[Code that draws figures]
»»
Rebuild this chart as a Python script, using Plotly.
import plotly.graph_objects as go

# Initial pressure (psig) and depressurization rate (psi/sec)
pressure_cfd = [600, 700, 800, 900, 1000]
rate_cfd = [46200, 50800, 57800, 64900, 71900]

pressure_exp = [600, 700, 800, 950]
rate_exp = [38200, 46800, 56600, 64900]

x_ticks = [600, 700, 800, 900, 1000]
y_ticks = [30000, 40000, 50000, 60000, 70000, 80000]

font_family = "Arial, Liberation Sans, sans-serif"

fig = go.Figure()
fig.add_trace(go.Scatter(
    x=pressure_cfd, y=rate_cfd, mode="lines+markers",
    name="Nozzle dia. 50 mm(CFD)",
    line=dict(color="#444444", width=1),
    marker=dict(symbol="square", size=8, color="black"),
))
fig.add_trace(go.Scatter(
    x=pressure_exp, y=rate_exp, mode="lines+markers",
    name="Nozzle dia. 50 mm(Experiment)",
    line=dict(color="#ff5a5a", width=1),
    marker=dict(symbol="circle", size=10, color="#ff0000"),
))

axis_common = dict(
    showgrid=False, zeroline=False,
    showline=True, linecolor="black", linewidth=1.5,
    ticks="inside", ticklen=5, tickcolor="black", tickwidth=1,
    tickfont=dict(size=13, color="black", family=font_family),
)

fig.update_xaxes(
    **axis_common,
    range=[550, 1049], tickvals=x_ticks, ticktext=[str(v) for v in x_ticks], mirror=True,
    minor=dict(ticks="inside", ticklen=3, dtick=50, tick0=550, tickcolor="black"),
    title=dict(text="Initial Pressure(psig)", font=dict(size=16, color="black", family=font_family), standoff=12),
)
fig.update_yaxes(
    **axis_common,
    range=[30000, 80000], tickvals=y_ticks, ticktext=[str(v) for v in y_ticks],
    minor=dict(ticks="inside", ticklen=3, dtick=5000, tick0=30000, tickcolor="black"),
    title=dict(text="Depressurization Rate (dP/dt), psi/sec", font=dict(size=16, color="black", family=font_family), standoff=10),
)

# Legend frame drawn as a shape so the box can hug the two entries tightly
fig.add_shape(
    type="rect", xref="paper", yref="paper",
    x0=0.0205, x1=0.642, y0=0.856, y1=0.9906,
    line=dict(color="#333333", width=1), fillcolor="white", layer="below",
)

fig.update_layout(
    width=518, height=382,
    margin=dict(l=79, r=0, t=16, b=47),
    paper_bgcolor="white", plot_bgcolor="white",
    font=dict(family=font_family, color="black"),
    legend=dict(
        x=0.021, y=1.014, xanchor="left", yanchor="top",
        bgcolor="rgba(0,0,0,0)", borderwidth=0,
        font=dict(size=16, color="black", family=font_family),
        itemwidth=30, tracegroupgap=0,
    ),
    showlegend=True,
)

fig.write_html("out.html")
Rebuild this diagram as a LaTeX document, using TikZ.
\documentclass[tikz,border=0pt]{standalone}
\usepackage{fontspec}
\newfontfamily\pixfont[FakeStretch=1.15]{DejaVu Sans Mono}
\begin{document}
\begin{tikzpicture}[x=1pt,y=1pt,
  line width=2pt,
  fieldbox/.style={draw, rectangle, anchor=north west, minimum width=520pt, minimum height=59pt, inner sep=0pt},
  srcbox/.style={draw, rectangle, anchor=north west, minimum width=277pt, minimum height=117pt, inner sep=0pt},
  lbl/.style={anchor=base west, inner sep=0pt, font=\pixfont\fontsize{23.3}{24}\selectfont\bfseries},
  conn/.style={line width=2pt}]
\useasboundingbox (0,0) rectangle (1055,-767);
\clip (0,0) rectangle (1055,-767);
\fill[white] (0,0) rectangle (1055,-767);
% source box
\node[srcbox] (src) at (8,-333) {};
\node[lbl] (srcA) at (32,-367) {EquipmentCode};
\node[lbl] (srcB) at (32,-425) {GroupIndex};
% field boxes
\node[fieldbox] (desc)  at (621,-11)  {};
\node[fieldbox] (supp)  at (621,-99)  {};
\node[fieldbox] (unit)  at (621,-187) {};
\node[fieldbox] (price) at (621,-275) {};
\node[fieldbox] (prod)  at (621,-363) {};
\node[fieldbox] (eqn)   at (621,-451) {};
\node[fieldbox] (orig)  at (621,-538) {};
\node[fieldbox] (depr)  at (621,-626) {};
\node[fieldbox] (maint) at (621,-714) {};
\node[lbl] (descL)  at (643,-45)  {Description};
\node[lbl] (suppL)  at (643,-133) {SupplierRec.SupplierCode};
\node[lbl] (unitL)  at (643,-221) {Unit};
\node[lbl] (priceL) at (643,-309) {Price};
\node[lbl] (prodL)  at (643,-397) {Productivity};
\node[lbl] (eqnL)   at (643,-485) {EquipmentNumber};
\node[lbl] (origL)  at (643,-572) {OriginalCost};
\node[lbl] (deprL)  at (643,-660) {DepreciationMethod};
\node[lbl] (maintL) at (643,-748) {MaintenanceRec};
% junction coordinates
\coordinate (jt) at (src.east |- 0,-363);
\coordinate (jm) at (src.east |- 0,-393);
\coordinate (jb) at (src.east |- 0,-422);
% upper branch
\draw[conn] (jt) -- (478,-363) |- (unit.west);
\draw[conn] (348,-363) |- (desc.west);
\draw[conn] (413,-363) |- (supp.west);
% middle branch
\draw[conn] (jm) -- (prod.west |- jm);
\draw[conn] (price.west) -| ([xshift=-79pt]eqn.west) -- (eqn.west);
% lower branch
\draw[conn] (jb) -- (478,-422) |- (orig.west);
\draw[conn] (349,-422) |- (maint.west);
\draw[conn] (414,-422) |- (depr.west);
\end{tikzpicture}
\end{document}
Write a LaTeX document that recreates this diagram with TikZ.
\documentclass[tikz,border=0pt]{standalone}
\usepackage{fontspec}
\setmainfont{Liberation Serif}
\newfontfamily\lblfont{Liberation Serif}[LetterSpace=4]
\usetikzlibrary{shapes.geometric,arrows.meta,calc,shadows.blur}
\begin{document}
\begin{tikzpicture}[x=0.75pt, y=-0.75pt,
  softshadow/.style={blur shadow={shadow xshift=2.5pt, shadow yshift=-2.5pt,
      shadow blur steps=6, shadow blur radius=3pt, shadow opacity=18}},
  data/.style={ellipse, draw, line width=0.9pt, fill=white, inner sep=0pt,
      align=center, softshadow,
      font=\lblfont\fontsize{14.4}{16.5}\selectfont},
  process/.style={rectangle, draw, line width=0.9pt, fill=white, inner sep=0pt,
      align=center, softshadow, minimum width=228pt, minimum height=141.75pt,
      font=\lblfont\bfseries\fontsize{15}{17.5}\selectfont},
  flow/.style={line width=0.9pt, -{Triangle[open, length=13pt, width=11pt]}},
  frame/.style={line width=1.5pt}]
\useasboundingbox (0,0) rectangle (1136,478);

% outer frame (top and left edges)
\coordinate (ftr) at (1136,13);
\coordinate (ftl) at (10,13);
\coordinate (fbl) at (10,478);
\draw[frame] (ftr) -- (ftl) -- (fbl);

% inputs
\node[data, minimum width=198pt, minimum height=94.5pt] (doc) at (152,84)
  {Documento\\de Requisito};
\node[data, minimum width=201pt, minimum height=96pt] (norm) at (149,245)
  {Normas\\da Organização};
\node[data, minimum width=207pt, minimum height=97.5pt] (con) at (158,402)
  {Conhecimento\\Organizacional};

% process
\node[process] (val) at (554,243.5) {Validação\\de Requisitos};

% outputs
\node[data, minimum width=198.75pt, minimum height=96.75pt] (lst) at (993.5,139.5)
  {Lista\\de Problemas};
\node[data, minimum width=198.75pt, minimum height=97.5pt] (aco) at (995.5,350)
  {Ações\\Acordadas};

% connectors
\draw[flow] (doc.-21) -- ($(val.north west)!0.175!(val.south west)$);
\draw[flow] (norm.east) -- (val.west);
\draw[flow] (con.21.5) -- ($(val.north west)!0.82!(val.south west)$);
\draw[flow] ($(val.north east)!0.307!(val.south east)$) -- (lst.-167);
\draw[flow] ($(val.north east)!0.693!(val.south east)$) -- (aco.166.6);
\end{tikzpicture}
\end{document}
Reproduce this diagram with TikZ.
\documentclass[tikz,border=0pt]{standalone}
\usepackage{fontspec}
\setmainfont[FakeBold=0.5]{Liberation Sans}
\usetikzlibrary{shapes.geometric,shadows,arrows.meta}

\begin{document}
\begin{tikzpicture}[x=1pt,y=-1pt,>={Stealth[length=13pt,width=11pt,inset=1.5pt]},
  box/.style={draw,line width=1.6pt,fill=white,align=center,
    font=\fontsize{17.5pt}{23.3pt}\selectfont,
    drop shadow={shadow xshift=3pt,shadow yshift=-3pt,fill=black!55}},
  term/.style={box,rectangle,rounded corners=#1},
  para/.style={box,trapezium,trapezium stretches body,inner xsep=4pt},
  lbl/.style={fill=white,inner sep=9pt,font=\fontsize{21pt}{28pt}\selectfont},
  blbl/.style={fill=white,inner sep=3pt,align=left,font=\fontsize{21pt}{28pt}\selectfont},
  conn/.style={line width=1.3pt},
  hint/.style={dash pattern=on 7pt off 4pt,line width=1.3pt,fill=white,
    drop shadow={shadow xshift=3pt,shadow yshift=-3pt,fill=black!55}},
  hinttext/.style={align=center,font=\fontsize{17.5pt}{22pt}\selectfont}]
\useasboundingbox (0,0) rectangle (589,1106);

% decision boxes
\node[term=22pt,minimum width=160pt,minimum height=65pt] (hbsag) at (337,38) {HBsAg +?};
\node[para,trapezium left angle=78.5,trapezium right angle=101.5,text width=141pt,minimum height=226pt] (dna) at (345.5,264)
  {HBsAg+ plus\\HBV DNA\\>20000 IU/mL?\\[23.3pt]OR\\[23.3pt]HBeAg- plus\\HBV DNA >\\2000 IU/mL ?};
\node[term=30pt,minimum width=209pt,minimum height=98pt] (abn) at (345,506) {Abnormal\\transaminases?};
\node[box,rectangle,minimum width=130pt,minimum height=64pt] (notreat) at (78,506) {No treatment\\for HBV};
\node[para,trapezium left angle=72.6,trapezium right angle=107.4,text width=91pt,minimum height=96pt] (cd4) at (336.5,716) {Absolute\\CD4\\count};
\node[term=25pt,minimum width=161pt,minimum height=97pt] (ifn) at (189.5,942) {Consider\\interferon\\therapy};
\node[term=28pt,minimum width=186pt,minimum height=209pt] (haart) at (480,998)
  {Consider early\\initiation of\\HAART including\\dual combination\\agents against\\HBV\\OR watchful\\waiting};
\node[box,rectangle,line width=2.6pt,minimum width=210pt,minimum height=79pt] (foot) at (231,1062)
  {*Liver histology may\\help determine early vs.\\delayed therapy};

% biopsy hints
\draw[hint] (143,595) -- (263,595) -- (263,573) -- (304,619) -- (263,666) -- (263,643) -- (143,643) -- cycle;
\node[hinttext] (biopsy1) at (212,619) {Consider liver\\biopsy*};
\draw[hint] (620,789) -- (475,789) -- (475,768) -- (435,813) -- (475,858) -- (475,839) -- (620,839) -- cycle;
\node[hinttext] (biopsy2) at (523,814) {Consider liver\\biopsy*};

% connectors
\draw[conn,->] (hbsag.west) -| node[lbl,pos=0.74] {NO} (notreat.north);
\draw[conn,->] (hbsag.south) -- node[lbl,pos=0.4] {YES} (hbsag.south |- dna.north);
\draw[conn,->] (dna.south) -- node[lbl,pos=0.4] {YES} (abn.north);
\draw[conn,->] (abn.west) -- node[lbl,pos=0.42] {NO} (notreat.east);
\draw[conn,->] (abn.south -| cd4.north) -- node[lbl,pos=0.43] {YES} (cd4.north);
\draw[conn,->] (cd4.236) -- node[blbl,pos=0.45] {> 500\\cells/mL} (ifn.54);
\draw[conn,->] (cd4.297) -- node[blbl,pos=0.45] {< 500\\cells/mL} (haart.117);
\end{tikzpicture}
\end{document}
««
GIVEN PROBLEM: Reproduce only the lines from the one containing "Reproduce this diagram with TikZ." through the one containing "(0,0) rectangle (589,1106);", inclusive of both.

SOLUTION BELOW:
Reproduce this diagram with TikZ.
\documentclass[tikz,border=0pt]{standalone}
\usepackage{fontspec}
\setmainfont[FakeBold=0.5]{Liberation Sans}
\usetikzlibrary{shapes.geometric,shadows,arrows.meta}

\begin{document}
\begin{tikzpicture}[x=1pt,y=-1pt,>={Stealth[length=13pt,width=11pt,inset=1.5pt]},
  box/.style={draw,line width=1.6pt,fill=white,align=center,
    font=\fontsize{17.5pt}{23.3pt}\selectfont,
    drop shadow={shadow xshift=3pt,shadow yshift=-3pt,fill=black!55}},
  term/.style={box,rectangle,rounded corners=#1},
  para/.style={box,trapezium,trapezium stretches body,inner xsep=4pt},
  lbl/.style={fill=white,inner sep=9pt,font=\fontsize{21pt}{28pt}\selectfont},
  blbl/.style={fill=white,inner sep=3pt,align=left,font=\fontsize{21pt}{28pt}\selectfont},
  conn/.style={line width=1.3pt},
  hint/.style={dash pattern=on 7pt off 4pt,line width=1.3pt,fill=white,
    drop shadow={shadow xshift=3pt,shadow yshift=-3pt,fill=black!55}},
  hinttext/.style={align=center,font=\fontsize{17.5pt}{22pt}\selectfont}]
\useasboundingbox (0,0) rectangle (589,1106);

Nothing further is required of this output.